A third-round pick by the San Diego Chargers, Hester made $1.1 million in Year 1 with the team and went on to play four more years in the NFL.

He was cut in September by the Denver Broncos.

Is his career over? Not necessarily, the 5-foot-11, 230-pounder says.

“I wouldn’t say I’m officially retired,” Hester said. “Right situation came along, I’d entertain it.”

Hester is moving past football now. He’s the spokesman for a local bank in Shreveport, expects to attend every LSU home game this year and is in the process of opening his own athletic training facility in the city.

He’ll host a football camp that will include current freshman QB Brandon Harris in Shreveport on Saturday, a day after playing in Friday night’s softball game.

The game is part of a much larger event.

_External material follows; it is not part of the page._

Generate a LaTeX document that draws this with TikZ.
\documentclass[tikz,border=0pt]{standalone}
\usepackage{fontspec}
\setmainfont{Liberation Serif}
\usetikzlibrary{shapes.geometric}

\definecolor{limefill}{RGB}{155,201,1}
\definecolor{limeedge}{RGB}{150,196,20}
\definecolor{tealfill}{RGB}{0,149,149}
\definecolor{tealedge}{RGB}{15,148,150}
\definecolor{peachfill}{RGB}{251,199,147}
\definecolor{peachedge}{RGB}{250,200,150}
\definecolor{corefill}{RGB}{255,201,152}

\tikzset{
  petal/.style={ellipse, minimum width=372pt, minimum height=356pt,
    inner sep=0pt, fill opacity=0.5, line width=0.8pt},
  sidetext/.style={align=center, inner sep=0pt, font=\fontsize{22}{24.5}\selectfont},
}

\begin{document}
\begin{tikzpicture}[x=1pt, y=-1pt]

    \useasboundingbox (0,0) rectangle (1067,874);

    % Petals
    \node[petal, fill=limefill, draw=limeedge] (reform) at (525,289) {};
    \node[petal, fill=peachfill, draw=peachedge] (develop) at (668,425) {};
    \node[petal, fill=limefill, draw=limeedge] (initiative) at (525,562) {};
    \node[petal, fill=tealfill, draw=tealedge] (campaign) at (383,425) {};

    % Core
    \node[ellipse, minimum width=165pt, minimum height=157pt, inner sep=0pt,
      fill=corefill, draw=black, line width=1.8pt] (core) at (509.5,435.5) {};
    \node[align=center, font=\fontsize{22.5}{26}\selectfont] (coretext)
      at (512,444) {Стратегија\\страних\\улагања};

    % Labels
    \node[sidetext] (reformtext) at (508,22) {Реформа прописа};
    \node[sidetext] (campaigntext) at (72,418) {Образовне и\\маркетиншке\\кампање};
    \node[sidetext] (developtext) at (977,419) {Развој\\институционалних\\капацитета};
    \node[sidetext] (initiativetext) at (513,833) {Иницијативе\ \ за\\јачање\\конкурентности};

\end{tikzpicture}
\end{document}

A record number of teams — more than 70 — are expected to compete in the weekend’s kickball and softball games at Oak Villa.

Three bands are set for a concert Saturday night at the Varsity Theatre: Everclear, Soul Asylum and Eve 6.

Jacques Doucet, sports anchor at WAFB and the event’s founder, expects to donate more than $50,000 to charities this year.

Doucet has been trying to land Hester for years. After all, he’s the star of one of LSU’s most electric games.

“A lot of LSU fans call it the greatest game they’ve watched in Tiger Stadium,” Doucet said.

LSU’s 28-24 win over Florida in 2007 was classified by some as college football’s best game that season.

The Tigers overcame three 10-point leads, and Hester’s 2-yard touchdown run on third and goal capped a wild 60-yard, game-winning drive.

Hester converted a pair of fourth downs on the drive, including a fourth and 1 at the Florida 6-yard line that set up the score. The two fourth-down conversions and the touchdown came on a play called “Giant Power,” Hester said.

Flynn didn’t have to call the play in the huddle the third time.

After the game, Hester described the locker room with one word: Pandemonium. Most starters, including him, needed intravenous fluids (IVs) following the game.

“I’ve never been that tired in my life. I was just emotionally and physically exhausted,” he said. “You knew we had just played one of those battles.”